ES: Certes, mais beaucoup prétendent que leur précision est incomparable… Respectez-vous certaines certifications?

A.L.: Nous offrons mieux qu’une certification, 10 ans de garantie, entretien et réparations compris. C’est important sur un tourbillon car il s’agit d’un mécanisme sensible. Du coup, avec nos montres, on peut pratiquer des activités sportives alors que la chose est impensable avec un tourbillon suisse, on vous expliquera que c’est très mauvais pour un calibre si délicat et si précis.

Sea-Gull - La nouvelle fabrique SELF-WINDING POCKET WATCH, AUTOMATIC WITH DAY, DATE AND MONTH, SKELETON DOUBLE TOURBILLON

ES: En visitant le musée de la marque, dans le hall d’entrée, il y avait un modèle à mouvement mécanique extraplat dans un boîtier assez épais. Un scoop?

A.L.:Oui, c’est un prototype au mouvement mécanique à remontage manuel de seulement 2,5 millimètres d’épaisseur. Et nous préparons le même en automatique! Ils seront habillés d’un boîtier extra plat et entreront sur le marché en 2012. Nous innovons également dans les matériaux, avec l’introduction du silicium aux propriétés mécaniques exceptionnelles.

ES: En tant qu’amateur de montres, quelle marque admirez-vous le plus?

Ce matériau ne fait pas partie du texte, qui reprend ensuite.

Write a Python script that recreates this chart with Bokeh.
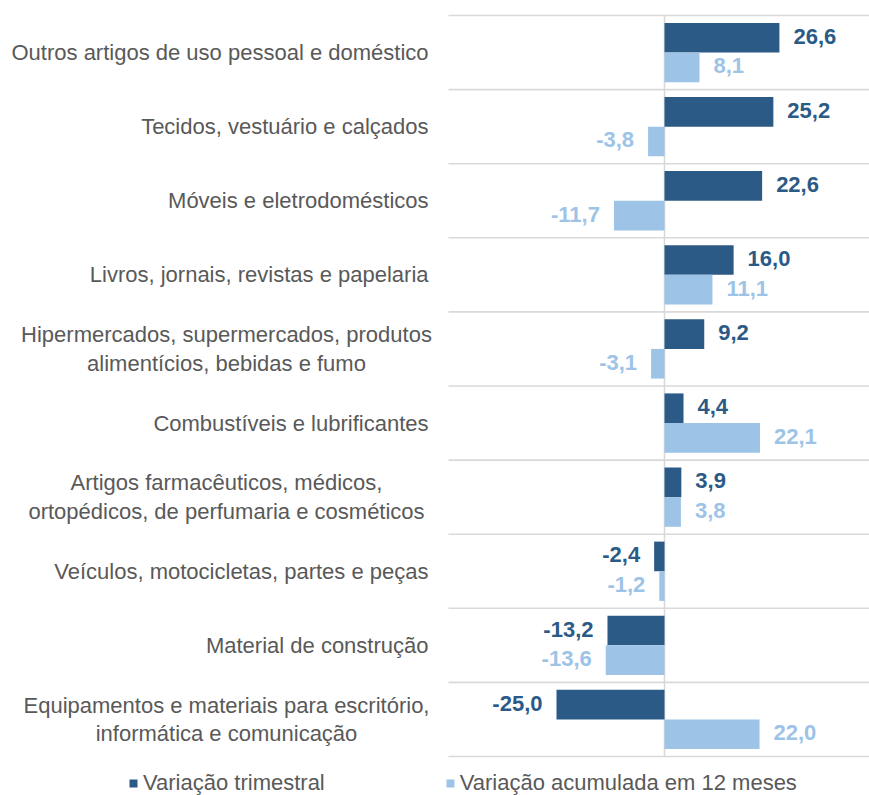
from bokeh.plotting import figure
from bokeh.models import ColumnDataSource, Range1d, Legend, LegendItem
from bokeh.core.properties import value, field
from bokeh.transform import dodge
from bokeh.embed import file_html
from bokeh.resources import INLINE

# ---------------- data ----------------
categories = [
    "Outros artigos de uso pessoal e doméstico",
    "Tecidos, vestuário e calçados",
    "Móveis e eletrodomésticos",
    "Livros, jornais, revistas e papelaria",
    "Hipermercados, supermercados, produtos\nalimentícios, bebidas e fumo",
    "Combustíveis e lubrificantes",
    "Artigos farmacêuticos, médicos,\nortopédicos, de perfumaria e cosméticos",
    "Veículos, motocicletas, partes e peças",
    "Material de construção",
    "Equipamentos e materiais para escritório,\ninformática e comunicação",
]
trimestral = [26.6, 25.2, 22.6, 16.0, 9.2, 4.4, 3.9, -2.4, -13.2, -25.0]
acumulada = [8.1, -3.8, -11.7, 11.1, -3.1, 22.1, 3.8, -1.2, -13.6, 22.0]
series_names = ["Variação trimestral", "Variação acumulada em 12 meses"]
axis_min = -50

# ---------------- style ----------------
DARK = "#2B5A86"
LIGHT = "#9DC3E6"
TEXT_GREY = "#595959"
GRID = "#D9D9D9"
FONT_NAME = "Liberation Sans"
FONT = value(FONT_NAME)
FS = "22px"

W, H = 869, 795
PX_X = 4.32          # pixels per unit on x
ZERO_PX = 664        # x pixel of value 0 inside the figure
BAND_PX = 74.1       # pixels per category band
TOP_PX = 15          # pixels above the first band

n = len(categories)
pos = [n - 1 - i for i in range(n)]

x_start = -ZERO_PX / PX_X
x_end = (W - ZERO_PX) / PX_X
y_end = (n - 0.5) + TOP_PX / BAND_PX
y_start = y_end - H / BAND_PX

def fmt(v):
    return f"{v:.1f}".replace(".", ",")

src = ColumnDataSource(dict(
    cat=categories,
    pos=pos,
    trim=trimestral,
    acum=acumulada,
    trim_label=[fmt(v) for v in trimestral],
    acum_label=[fmt(v) for v in acumulada],
    trim_align=["left" if v >= 0 else "right" for v in trimestral],
    acum_align=["left" if v >= 0 else "right" for v in acumulada],
    trim_off=[14 if v >= 0 else -14 for v in trimestral],
    acum_off=[14 if v >= 0 else -14 for v in acumulada],
))

p = figure(width=W, height=H,
           x_range=Range1d(x_start, x_end), y_range=Range1d(y_start, y_end),
           output_backend="svg", toolbar_location=None,
           x_axis_location=None, y_axis_location=None,
           min_border=0, outline_line_color=None)
p.grid.visible = False

# band separators
bounds = [k - 0.5 for k in range(n + 1)]
p.segment(x0=[axis_min] * len(bounds), x1=[x_end] * len(bounds),
          y0=bounds, y1=bounds, line_color=GRID, line_width=1.6)
# zero line
p.segment(x0=[0], x1=[0], y0=[bounds[0]], y1=[bounds[-1]],
          line_color=GRID, line_width=1.6)

r1 = p.hbar(y=dodge("pos", 0.2), left=0, right="trim", height=0.4,
            source=src, fill_color=DARK, line_color=None)
r2 = p.hbar(y=dodge("pos", -0.2), left=0, right="acum", height=0.4,
            source=src, fill_color=LIGHT, line_color=None)

# value labels
p.text(x="trim", y=dodge("pos", 0.2), text="trim_label", source=src,
       text_align=field("trim_align"), x_offset="trim_off", y_offset=-1.5,
       text_baseline="middle", text_font=FONT, text_font_size=FS,
       text_font_style="bold", text_color=DARK)
p.text(x="acum", y=dodge("pos", -0.2), text="acum_label", source=src,
       text_align=field("acum_align"), x_offset="acum_off", y_offset=-1.5,
       text_baseline="middle", text_font=FONT, text_font_size=FS,
       text_font_style="bold", text_color=LIGHT)

# category labels
single = [(c, y) for c, y in zip(categories, pos) if "\n" not in c]
multi = [(c, y) for c, y in zip(categories, pos) if "\n" in c]
p.text(x=[axis_min] * len(single), y=[y for _, y in single],
       text=[c for c, _ in single], x_offset=-20,
       text_align="right", text_baseline="middle",
       text_font=FONT, text_font_size=FS, text_color=TEXT_GREY)
p.text(x=[axis_min] * len(multi), y=[y for _, y in multi],
       text=[c for c, _ in multi], x_offset=-222,
       text_align="center", text_baseline="middle", text_line_height=1.15,
       text_font=FONT, text_font_size=FS, text_color=TEXT_GREY)

legend = Legend(items=[LegendItem(label=series_names[0], renderers=[r1]),
                       LegendItem(label=series_names[1], renderers=[r2])],
                orientation="horizontal", location=(128, -1),
                glyph_width=10, glyph_height=10, label_standoff=5,
                spacing=120, padding=0, margin=0,
                border_line_color=None, background_fill_alpha=0,
                label_text_font=FONT_NAME, label_text_font_size=FS,
                label_text_color=TEXT_GREY)
p.add_layout(legend)

open("out.html", "w").write(file_html(p, INLINE))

A.L.:Elle n’est pas suisse mais allemande, c’est A. Lange & Söhne. Je trouve leur collection super élégante, d’un raffinement discret. En quelques années, avec deux ou trois cents employés pour une production d’à peine 5000 pièces par an, la marque est remontée au top. C’est un exemple pour Sea-Gull.

ES: Vous voyez, on avait raison de vous craindre… Alors quelle est votre stratégie d’expansion?

A.L.:(rires) En Chine, cette année, nous avons ouvert 25 boutiques mono marques en plus des 20 existantes, et nous visons un total de 200 boutiques à la fin 2015. Ensuite, nous tenterons notre chance à l’étranger, en commençant par l’Asie.

ES: Quelle est votre opinion sur vos concurrents chinois – FIYTA, Ebohr, Beijing Watch, etc.

A.L.:Difficiles à comparer, elles sont toutes privées alors que nous sommes une régie d’ Etat. Mais la principale différence est que Sea-Gull est une authentique manufacture, nous produisons nos montres de A à Z, à 100%. Nos concurrents sont de simples habilleurs qui se fournissent en mouvements, bracelets, aiguilles et cadrans. Ils n’ont pas la capacité de produire leurs propres mouvements.

ES: Beijing est une vraie manufacture!

A.L.:Exact, et ils sont assez bons dans le haut de gamme mais leurs volumes sont trop confidentiels pour parler de concurrent.

ES: En fait, votre position s’apparente à celle du Swatch Group et ses fournisseurs! Sauf que, malheureusement pour vous, FIYTA et Ebohr préfèrent se fournir en mouvements Seiko et Citizen

A.L.: Désormais, non seulement ils achètent nos tourbillons, mais également nos calibres mécaniques. Pourquoi? Car, suite aux différents désastres au Japon, Seiko et Miyota ne sont plus en mesure de garantir les volumes et désormais, FIYTA et Ebohr reviennent chez nous car ils doivent «sécuriser» leur marché. Sea-Gull, pour sa part, n’est absolument pas affectée puisque nous ne dépendons d’aucun fournisseur, excepté pour les matières premières. C’est notre chance de les convaincre!